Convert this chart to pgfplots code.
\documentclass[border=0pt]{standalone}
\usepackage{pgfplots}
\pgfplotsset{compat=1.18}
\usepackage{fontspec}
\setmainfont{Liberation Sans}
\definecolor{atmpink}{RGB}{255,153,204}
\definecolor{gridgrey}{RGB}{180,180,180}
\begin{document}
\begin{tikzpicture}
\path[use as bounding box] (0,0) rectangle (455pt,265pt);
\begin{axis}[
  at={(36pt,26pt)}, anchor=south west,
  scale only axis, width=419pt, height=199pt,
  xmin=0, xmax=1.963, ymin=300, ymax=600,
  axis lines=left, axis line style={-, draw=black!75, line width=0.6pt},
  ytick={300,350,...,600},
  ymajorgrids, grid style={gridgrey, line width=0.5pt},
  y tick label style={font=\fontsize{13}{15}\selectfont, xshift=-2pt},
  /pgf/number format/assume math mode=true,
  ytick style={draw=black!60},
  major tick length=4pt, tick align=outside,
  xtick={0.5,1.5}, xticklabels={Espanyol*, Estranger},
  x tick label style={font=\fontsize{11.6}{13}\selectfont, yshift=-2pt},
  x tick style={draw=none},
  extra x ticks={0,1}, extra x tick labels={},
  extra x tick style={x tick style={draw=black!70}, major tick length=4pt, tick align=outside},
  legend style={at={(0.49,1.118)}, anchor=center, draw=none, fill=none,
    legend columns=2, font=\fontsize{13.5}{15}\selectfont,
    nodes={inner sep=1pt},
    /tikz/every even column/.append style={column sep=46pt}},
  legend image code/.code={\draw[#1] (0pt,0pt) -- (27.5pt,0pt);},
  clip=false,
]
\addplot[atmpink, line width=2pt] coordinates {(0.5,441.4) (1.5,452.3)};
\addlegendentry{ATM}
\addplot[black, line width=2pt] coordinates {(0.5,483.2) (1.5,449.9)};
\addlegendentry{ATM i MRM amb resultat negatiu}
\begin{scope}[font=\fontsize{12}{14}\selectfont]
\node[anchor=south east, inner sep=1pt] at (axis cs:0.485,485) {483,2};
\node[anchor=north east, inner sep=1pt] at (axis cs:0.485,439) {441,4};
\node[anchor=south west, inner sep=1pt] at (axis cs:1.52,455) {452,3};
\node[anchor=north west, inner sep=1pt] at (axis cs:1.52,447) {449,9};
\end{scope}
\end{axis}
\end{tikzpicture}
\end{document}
---
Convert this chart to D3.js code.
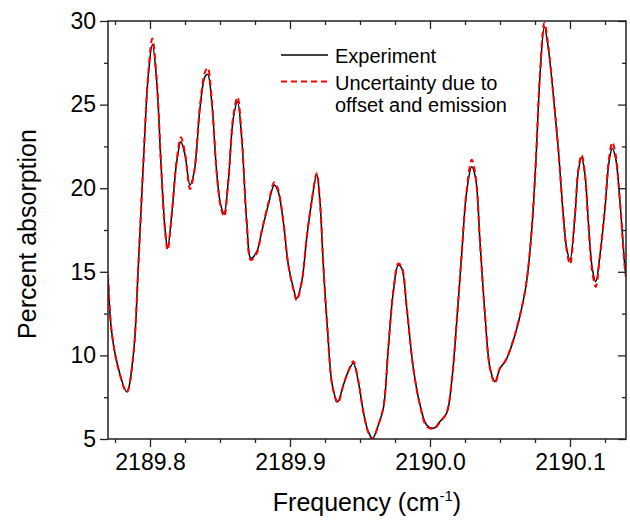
...
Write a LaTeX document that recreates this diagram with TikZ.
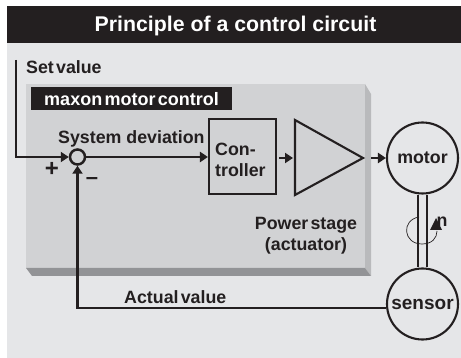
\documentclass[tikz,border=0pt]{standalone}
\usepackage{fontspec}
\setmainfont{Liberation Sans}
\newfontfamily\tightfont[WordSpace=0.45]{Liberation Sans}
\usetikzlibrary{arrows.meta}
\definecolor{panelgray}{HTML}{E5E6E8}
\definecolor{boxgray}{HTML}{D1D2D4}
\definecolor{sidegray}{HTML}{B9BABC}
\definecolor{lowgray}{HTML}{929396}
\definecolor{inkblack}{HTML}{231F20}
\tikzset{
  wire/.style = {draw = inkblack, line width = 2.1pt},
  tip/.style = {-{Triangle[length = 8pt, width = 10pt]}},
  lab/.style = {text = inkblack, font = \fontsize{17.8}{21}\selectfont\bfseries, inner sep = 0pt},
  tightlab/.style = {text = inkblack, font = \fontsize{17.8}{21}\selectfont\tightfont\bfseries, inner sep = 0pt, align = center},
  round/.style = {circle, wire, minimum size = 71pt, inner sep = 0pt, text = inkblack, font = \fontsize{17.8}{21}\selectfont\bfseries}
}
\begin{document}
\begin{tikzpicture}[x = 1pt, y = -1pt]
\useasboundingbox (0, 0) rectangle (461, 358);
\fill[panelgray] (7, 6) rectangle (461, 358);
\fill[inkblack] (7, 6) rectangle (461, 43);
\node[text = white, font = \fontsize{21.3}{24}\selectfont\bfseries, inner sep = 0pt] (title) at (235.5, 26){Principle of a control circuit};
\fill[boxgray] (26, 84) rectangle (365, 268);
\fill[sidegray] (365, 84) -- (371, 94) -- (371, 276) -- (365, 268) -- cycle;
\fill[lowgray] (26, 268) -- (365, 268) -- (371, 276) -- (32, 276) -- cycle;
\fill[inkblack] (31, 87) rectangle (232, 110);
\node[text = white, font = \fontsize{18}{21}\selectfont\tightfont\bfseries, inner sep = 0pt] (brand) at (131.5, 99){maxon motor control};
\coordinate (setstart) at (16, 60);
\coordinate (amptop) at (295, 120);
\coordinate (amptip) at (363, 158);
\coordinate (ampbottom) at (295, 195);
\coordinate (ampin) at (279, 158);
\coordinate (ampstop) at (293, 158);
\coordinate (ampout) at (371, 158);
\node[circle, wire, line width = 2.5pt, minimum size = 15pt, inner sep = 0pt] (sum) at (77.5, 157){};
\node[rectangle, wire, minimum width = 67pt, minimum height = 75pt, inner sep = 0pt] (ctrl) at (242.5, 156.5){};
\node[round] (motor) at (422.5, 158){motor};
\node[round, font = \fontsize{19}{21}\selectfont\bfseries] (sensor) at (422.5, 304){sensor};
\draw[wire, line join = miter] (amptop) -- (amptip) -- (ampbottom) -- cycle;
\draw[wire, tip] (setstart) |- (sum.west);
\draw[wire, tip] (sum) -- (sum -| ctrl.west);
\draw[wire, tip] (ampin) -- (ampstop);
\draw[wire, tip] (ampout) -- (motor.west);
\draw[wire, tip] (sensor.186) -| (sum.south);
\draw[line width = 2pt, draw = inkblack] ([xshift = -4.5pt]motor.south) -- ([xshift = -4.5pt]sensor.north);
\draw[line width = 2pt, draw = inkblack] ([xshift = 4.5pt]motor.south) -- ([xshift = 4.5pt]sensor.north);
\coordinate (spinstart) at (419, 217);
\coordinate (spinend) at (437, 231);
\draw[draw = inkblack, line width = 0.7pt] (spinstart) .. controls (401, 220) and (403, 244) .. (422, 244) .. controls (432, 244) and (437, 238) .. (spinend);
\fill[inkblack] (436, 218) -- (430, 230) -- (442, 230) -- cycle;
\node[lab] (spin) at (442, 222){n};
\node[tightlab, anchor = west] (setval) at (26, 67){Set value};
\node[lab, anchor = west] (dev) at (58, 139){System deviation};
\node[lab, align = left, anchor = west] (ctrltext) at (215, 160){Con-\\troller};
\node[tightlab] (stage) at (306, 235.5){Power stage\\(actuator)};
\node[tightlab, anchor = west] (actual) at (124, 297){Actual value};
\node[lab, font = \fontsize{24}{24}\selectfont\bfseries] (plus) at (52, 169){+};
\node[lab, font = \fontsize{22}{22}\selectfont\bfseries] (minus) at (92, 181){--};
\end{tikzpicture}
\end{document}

## [Task statement]
Extract all lines that hold the word "this".

## [Task result]
Convert this chart to pgfplots code.
Convert this chart to D3.js code.
Write a LaTeX document that recreates this diagram with TikZ.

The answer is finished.